Although the nation’s cultural Cold Wars rage on unabated, I noticed a brief and pleasant January thaw on television recently. The unlikely source? Taylor Sheridan’s show on Paramount+ called “Landman.”
Sheridan is famous for shows about rugged individualists carving out heroic (and often antiestablishment) lives in either cattle country (“Yellowstone”) or on the many venues faced by the American military (“Lioness”). Some have dubbed it red-state TV.
True to that alleged form, “Landman” tells the story of oil executive/worker Tommy Norris (Billy Bob Thornton) trying to make things work on the job and in the home. The tale is set in the rough-and-tumble Permian Basin fields of southwestern Texas.

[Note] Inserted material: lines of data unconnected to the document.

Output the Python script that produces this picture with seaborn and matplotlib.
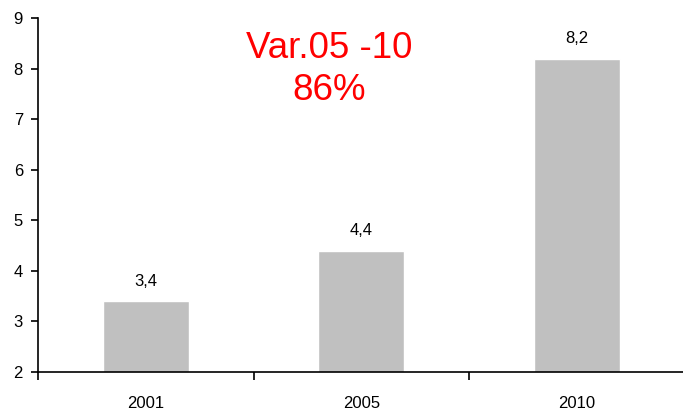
import matplotlib
matplotlib.use('Agg')
import matplotlib.pyplot as plt
import seaborn as sns
import pandas as pd

# chart data
years = ['2001', '2005', '2010']
values = [3.4, 4.4, 8.2]
value_labels = ['3,4', '4,4', '8,2']
note_text = 'Var.05 -10\n86%'

df = pd.DataFrame({'year': years, 'value': values})

sns.set_style('white')
plt.rcParams['font.family'] = ['Liberation Sans', 'DejaVu Sans']
plt.rcParams['text.color'] = 'black'
plt.rcParams['xtick.color'] = 'black'
plt.rcParams['ytick.color'] = 'black'

fig = plt.figure(figsize=(6.83, 4.12), dpi=100)
ax = fig.add_axes([0.056, 0.097, 0.946, 0.859])

sns.barplot(data=df, x='year', y='value', color='#c0c0c0', width=0.4,
            saturation=1, ax=ax)

for i, (v, lab) in enumerate(zip(values, value_labels)):
    ax.annotate(lab, (i, v), xytext=(0, 9), textcoords='offset points',
                ha='center', va='bottom', fontsize=12)

ax.set_ylim(2, 9)
ax.set_xlim(-0.5, 2.5)
ax.set_yticks(range(2, 10))
ax.set_xlabel('')
ax.set_ylabel('')

# ticks between categories
ax.set_xticks([-0.5, 0.5, 1.5, 2.5], minor=True)
ax.tick_params(axis='x', which='major', length=0, labelsize=12, pad=17)
ax.tick_params(axis='x', which='minor', length=6, width=1.2, color='black',
               direction='out', bottom=True)
ax.tick_params(axis='y', length=5, width=1.2, color='black', direction='out',
               left=True, labelsize=12, pad=6)

for s in ['top', 'right']:
    ax.spines[s].set_visible(False)
for s in ['left', 'bottom']:
    ax.spines[s].set_color('black')
    ax.spines[s].set_linewidth(1.2)

ax.text(0.85, 7.98, note_text, color='#ff0000', fontsize=26.5, ha='center',
        va='center', linespacing=1.25)

fig.savefig('out.png', dpi=100)
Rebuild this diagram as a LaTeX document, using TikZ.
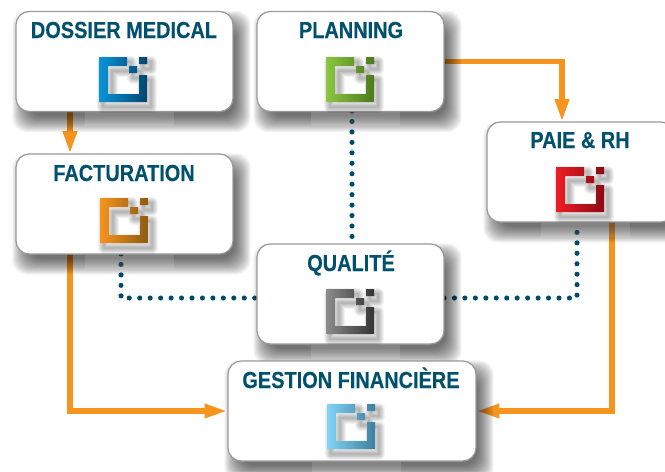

In “Landman,” the coffee is always black, the beer abundant, the men gruff, and the women beautiful (and often scantily clad). My wife, Vicki, and I watch it, often as a guilty pleasure.
In the penultimate episode of this second season, Tommy’s blond daughter Ainsley (Michelle Randolph) goes off to college cheer camp at Texas Christian University and confronts a difficult situation. Her roommate Paigyn Meester (Bobbi Salvör Menuez) is nonbinary.

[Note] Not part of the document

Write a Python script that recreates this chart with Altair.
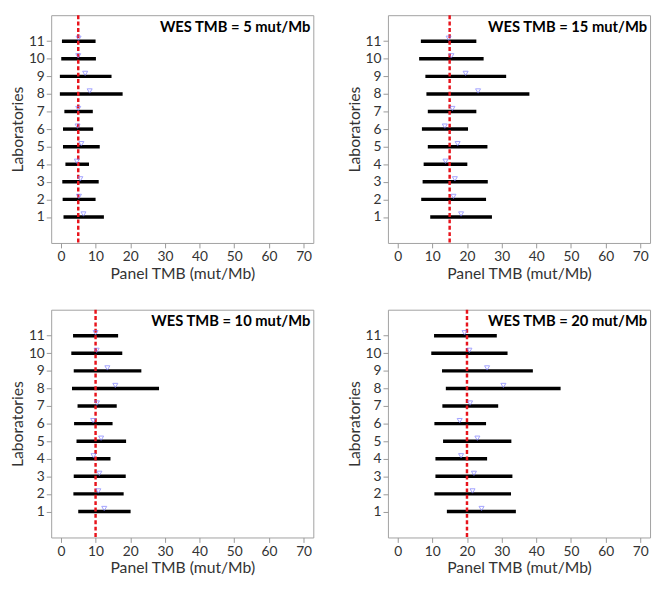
import altair as alt
import pandas as pd

labs = list(range(1, 12))

# panel WES TMB = 5
low5 = [0.75, 0.5, 0.4, 1.3, 0.6, 0.6, 1.0, -0.3, -0.3, 0.1, 0.3]
high5 = [12.4, 10.0, 10.9, 8.1, 11.2, 9.3, 9.2, 17.8, 14.6, 10.1, 10.0]
mid5 = [6.5, 5.2, 5.6, 4.6, 5.9, 4.8, 5.0, 8.3, 7.0, 5.0, 5.1]

# panel WES TMB = 15
low15 = [9.4, 6.8, 7.2, 7.5, 8.7, 7.0, 8.7, 8.3, 8.0, 6.2, 6.7]
high15 = [27.2, 25.5, 26.0, 20.1, 25.9, 20.3, 22.7, 38.0, 31.3, 24.8, 22.7]
mid15 = [18.3, 16.1, 16.5, 13.8, 17.3, 13.6, 15.8, 23.2, 19.6, 15.5, 14.7]

# panel WES TMB = 10
low10 = [5.0, 3.6, 3.7, 4.4, 4.5, 3.8, 4.8, 3.2, 3.7, 3.0, 3.5]
high10 = [20.1, 18.1, 18.7, 14.3, 18.8, 14.9, 16.1, 28.3, 23.2, 17.7, 16.5]
mid10 = [12.5, 10.8, 11.1, 9.4, 11.6, 9.3, 10.4, 15.7, 13.4, 10.3, 10.0]

# panel WES TMB = 20
low20 = [14.2, 10.6, 10.9, 10.9, 13.1, 10.6, 12.9, 13.9, 12.8, 9.7, 10.5]
high20 = [34.1, 32.7, 33.1, 25.8, 32.8, 25.5, 29.0, 47.0, 39.0, 31.7, 28.6]
mid20 = [24.2, 21.6, 22.0, 18.3, 23.0, 17.9, 20.9, 30.5, 25.8, 20.7, 19.3]

xticks = [0, 10, 20, 30, 40, 50, 60, 70]

# order: top-left, top-right, bottom-left, bottom-right
panels = [
    (5, low5, high5, mid5),
    (15, low15, high15, mid15),
    (10, low10, high10, mid10),
    (20, low20, high20, mid20),
]

W = 267
H = 232
FONT = "Lato"

xscale = alt.Scale(domain=[-2.8, 72.8], nice=False, zero=False)
yscale = alt.Scale(domain=[-0.48, 12.48], nice=False, zero=False)

xaxis = alt.Axis(values=xticks, title="Panel TMB (mut/Mb)",
                 tickSize=5, labelPadding=2, titlePadding=2, labelOverlap=False)
yaxis = alt.Axis(values=labs, title="Laboratories", tickSize=5, labelPadding=2,
                 titlePadding=3, labelOverlap=False)


def make_panel(wes, lo, hi, mi):
    df = pd.DataFrame({"lab": labs, "low": lo, "high": hi, "mid": mi})
    base = alt.Chart(df)
    lines = base.mark_rule(color="black", strokeWidth=3.5).encode(
        x=alt.X("low:Q", scale=xscale, axis=xaxis),
        x2="high:Q",
        y=alt.Y("lab:Q", scale=yscale, axis=yaxis),
    )
    red = alt.Chart(pd.DataFrame({"wes": [wes]})).mark_rule(
        color="#e8141c", strokeDash=[4, 2.5], strokeWidth=2.5
    ).encode(x=alt.X("wes:Q", scale=xscale, axis=xaxis))
    tri = base.mark_point(
        shape="triangle-down", color="#7b7bff", size=26, strokeWidth=1,
        filled=False, yOffset=-3
    ).encode(
        x=alt.X("mid:Q", scale=xscale, axis=xaxis),
        y=alt.Y("lab:Q", scale=yscale, axis=yaxis),
    )
    title = alt.Chart(pd.DataFrame({"t": [f"WES TMB = {wes} mut/Mb"]})).mark_text(
        align="right", baseline="middle", font=FONT, fontSize=15,
        fontWeight="bold", color="black"
    ).encode(x=alt.value(W - 3), y=alt.value(12), text="t:N")
    return alt.layer(lines, red, tri, title).properties(width=W, height=H)


charts = [make_panel(*p) for p in panels]

chart = alt.concat(
    *charts,
    columns=2,
    spacing={"row": 68, "column": 76},
    bounds="flush",
).properties(
    padding={"left": 1, "top": 0, "right": 2, "bottom": 0}
).configure_view(
    stroke="#a0a0a0", strokeWidth=1
).configure_axis(
    domain=False, grid=False, tickColor="#999999", tickWidth=1,
    labelFont=FONT, labelFontSize=14, labelColor="#333333",
    titleFont=FONT, titleFontSize=16, titleFontWeight="normal", titleColor="#333333",
)

chart.save("out.html", embed_options={"renderer": "svg", "actions": False})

Their first few meetings do not go well.
Ainsley is shocked by Paigyn’s smelly ferret and unequivocal demands that no one eat meat or use inappropriate products (coconut oil) in the “safe space” of the dorm room. Ainsley also is confused by Paigyn’s insistence that Ainsley use the “they” pronoun for Paigyn.

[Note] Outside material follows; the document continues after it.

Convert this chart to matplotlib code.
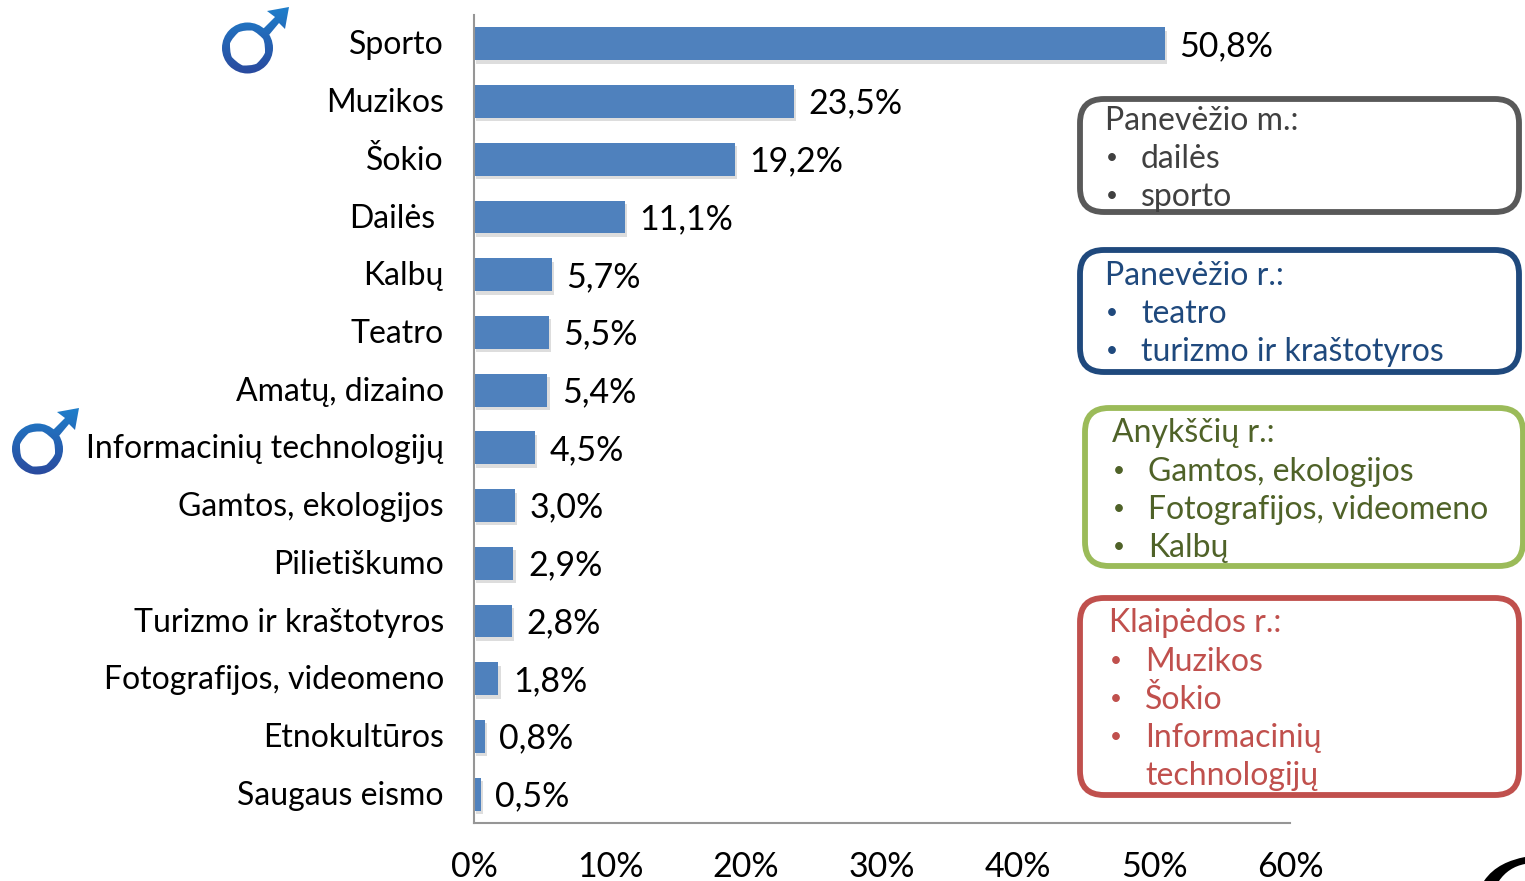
import matplotlib
matplotlib.use("Agg")
import matplotlib.pyplot as plt
import matplotlib.patheffects as pe
import numpy as np
from matplotlib.patches import FancyBboxPatch, PathPatch
from matplotlib.path import Path
from matplotlib.colors import LinearSegmentedColormap
from matplotlib.transforms import ScaledTranslation

plt.rcParams['font.family'] = ['Lato', 'DejaVu Sans']

categories = ["Sporto", "Muzikos", "Šokio", "Dailės", "Kalbų", "Teatro", "Amatų, dizaino",
              "Informacinių technologijų", "Gamtos, ekologijos", "Pilietiškumo",
              "Turizmo ir kraštotyros", "Fotografijos, videomeno", "Etnokultūros", "Saugaus eismo"]
values = [50.8, 23.5, 19.2, 11.1, 5.7, 5.5, 5.4, 4.5, 3.0, 2.9, 2.8, 1.8, 0.8, 0.5]
xticks = [0, 10, 20, 30, 40, 50, 60]

box1_lines = ["Panevėžio m.:", "dailės", "sporto"]
box2_lines = ["Panevėžio r.:", "teatro", "turizmo ir kraštotyros"]
box3_lines = ["Anykščių r.:", "Gamtos, ekologijos", "Fotografijos, videomeno", "Kalbų"]
box4_lines = ["Klaipėdos r.:", "Muzikos", "Šokio", "Informacinių", "technologijų"]

W, H = 1525, 881
FS = 23
FS_NUM = 24.5
fig = plt.figure(figsize=(W / 100, H / 100), dpi=100)
ax = fig.add_axes([474 / W, 1 - 823 / H, (1290 - 474) / W, (823 - 15) / H])

y = np.arange(len(values))
bars = ax.barh(y, values, height=0.57, color="#4F81BD", edgecolor="none",
               path_effects=[pe.SimplePatchShadow(offset=(1.5, -2.5), alpha=0.2, shadow_rgbFace="#555555"), pe.Normal()])
ax.set_xlim(0, 60)
ax.set_ylim(13.5, -0.5)

ax.set_yticks(y)
ax.set_yticklabels(categories, fontsize=FS)
ax.set_xticks(xticks)
ax.set_xticklabels([f"{t}%" for t in xticks], fontsize=FS_NUM)
ax.tick_params(axis="y", length=0, pad=21)
ax.tick_params(axis="x", length=0, pad=20.5)
for s in ["top", "right"]:
    ax.spines[s].set_visible(False)
for s in ["left", "bottom"]:
    ax.spines[s].set_color("#969696")
    ax.spines[s].set_linewidth(1.5)

# nudge the category labels; Dailės sits a bit left of the others
for i, tick in enumerate(ax.yaxis.get_major_ticks()):
    lab = tick.label1
    dx = -0.10 if categories[i] == "Dailės" else -0.01
    lab.set_transform(lab.get_transform() + ScaledTranslation(dx, 0.015, fig.dpi_scale_trans))

for i, v in enumerate(values):
    ax.annotate(f"{v:.1f}%".replace(".", ","), (v, i), xytext=(10.5, -1.5),
                textcoords="offset points", ha="left", va="center", fontsize=FS_NUM)

# overlay in pixel coordinates for the boxes and icons
ov = fig.add_axes([0, 0, 1, 1], facecolor="none")
ov.set_xlim(0, W)
ov.set_ylim(H, 0)
ov.axis("off")


def text_box(x0, y0, x1, y1, edge, color, tx, lines, ys):
    ov.add_patch(FancyBboxPatch((x0 + 20, y0 + 20), x1 - x0 - 40, y1 - y0 - 40,
                                boxstyle="round,pad=20,rounding_size=24",
                                fc="none", ec=edge, lw=4.2))
    ov.text(tx, ys[0], lines[0], color=color, fontsize=FS, va="baseline")
    for line, yy in zip(lines[1:], ys[1:]):
        # last line of the red box continues the item above it
        if line != "technologijų":
            ov.text(tx + 1, yy - 4, "•", color=color, fontsize=15, va="baseline")
        ov.text(tx + 36, yy, line, color=color, fontsize=FS, va="baseline")


text_box(1080, 99, 1519, 212, "#595959", "#404040", 1105, box1_lines, [130, 168, 206])
text_box(1080, 250, 1519, 372, "#1F497D", "#1F497D", 1105, box2_lines, [285, 323, 361])
text_box(1085, 408, 1523, 566, "#9BBB59", "#4F6228", 1112, box3_lines, [442, 481, 519, 557])
text_box(1080, 598, 1519, 795, "#C0504D", "#C0504D", 1109, box4_lines, [632, 671, 709, 747, 785])


def male_icon(dx, dy):
    # ring and arrow filled with a top to bottom blue gradient
    def circle(cx, cy, r):
        c = Path.unit_circle()
        return Path(c.vertices * r + [cx, cy], c.codes)
    ring_out = circle(247.5 + dx, 48 + dy, 25.5)
    ring_in = circle(247.5 + dx, 48 + dy, 17.5)
    ring_in = Path(ring_in.vertices[::-1], ring_in.codes)
    arrow = Path(np.array([[263, 29], [275, 17], [267, 11], [289, 7], [285, 29], [279, 23], [269, 35], [263, 29]])
                 + [dx, dy], closed=True)
    cm = LinearSegmentedColormap.from_list("m", ["#1f7fcb", "#2a4a9e"])
    grad = np.linspace(0, 1, 60).reshape(-1, 1)
    for p in [Path.make_compound_path(ring_out, ring_in), arrow]:
        patch = PathPatch(p, fc="none", ec="none", transform=ov.transData)
        ov.add_patch(patch)
        im = ov.imshow(grad, extent=[222 + dx, 290 + dx, 74 + dy, 6 + dy], aspect="auto", cmap=cm, zorder=3)
        im.set_clip_path(patch)
    ov.set_xlim(0, W)
    ov.set_ylim(H, 0)


male_icon(0, 0)
male_icon(-210, 401)

# piece of a black shape cut off by the bottom right corner
corner = Path([(1484, 881), (1494, 866), (1510, 860), (1525, 857), (1525, 864), (1514, 866), (1505, 872), (1499, 881), (1484, 881)],
              [Path.MOVETO, Path.CURVE4, Path.CURVE4, Path.CURVE4, Path.LINETO, Path.CURVE4, Path.CURVE4, Path.CURVE4, Path.CLOSEPOLY])
ov.add_patch(PathPatch(corner, fc="black", ec="none"))

fig.savefig("out.png", dpi=100)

Ainsley objects and retreats. Her protective mother gets her the penthouse at a nearby luxury hotel with a pool as an alternative accommodation.
The warring sides reacted in predictable fashion on social media.
The conservative Daily Mail’s headline screamed “MAGA goes wild for new scene in Landman.”
A right-wing social media influencer, in a post viewed 2.6 million times, wrote: “Paramount’s Landman is going viral for having a pretty blonde actress politely school a liberal character on ‘they/them’ pronouns. Is wokeism beginning to lose control of Hollywood?”
“Now they’re trolling pronouns. LOVE IT!!” one user wrote on the social media platform X, while another happily suggested: “It’s because the show is made by Taylor Sheridan and features Billy Bob Thornton and Sam Elliott. The show has cowboy conservative in its blood.”
Yet another wrote: “She’s [Paigyn’s] even from Minneapolis… too perfect….This level of hyper-woke brain rot is so pervasive on the progressive Left…Sheridan was mocking these insufferable clowns.”
The “progressive left” fired back, of course. Some on the left already thought Sheridan was the “showrunner darling of Trump’s America.” The roommate scene only added fuel to the fire.
Sheridan has been called the “bard of the woke reactionary.” Someone wrote on Threads: “Taylor Sheridan is a MAGA a--hat.”
Sheridan, however, had a surprise in store for everyone.
(Taylor Jewell | Invision via AP) "Landman" creator Taylor Sheridan.
In the final episode of the second session of “Landman,” Paigyn saves Ainsley from injury during cheer camp, and Ainsley later defends Paigyn from anti-LGBTQ bullies. Ainsley moves back into the dorm and an unlikely friendship seems to be forming.
It’s a nice — and, in many ways, unexpected — ending. Even without MAGA and pronoun confusion, who hasn’t had roommate challenges to overcome?
I’ve seen the same thing happen in workplaces. It’s difficult to get tripped up by pronouns. Most people are pretty good…given a little time…at navigating these difficult situations in a kind and accommodating manner.
I still think, as a general rule, that Americans want to respect and appreciate their differences.
Sheridan has reminded us of something the culture wars often make us forget — conflict/dispute resolution begins with both sides acting like humans and seeing others as humans, too.
And then the golden rule (which is still admired in blue and red states) can kick in: Love your neighbor as yourself.
Like Ainsley and Paigyn in “Landman,” we all are roommates in this country. If we Americans can be human and see human, we’ll have a much better chance of living together in peace.
(Courtesy photo) Writer and attorney Michael Patrick O'Brien.
Note to readers • Michael Patrick O’Brien is a writer and an attorney living in Salt Lake City who frequently represents The Salt Lake Tribune in legal matters. He is the author of “Monastery Mornings: My Unusual Boyhood Among the Saints and Monks.” His new holiday novel, tentatively titled “The Merry Matchmaker Monks of Shamrock Valley,” will be published in time for Christmas. He blogs at theboymonk.com.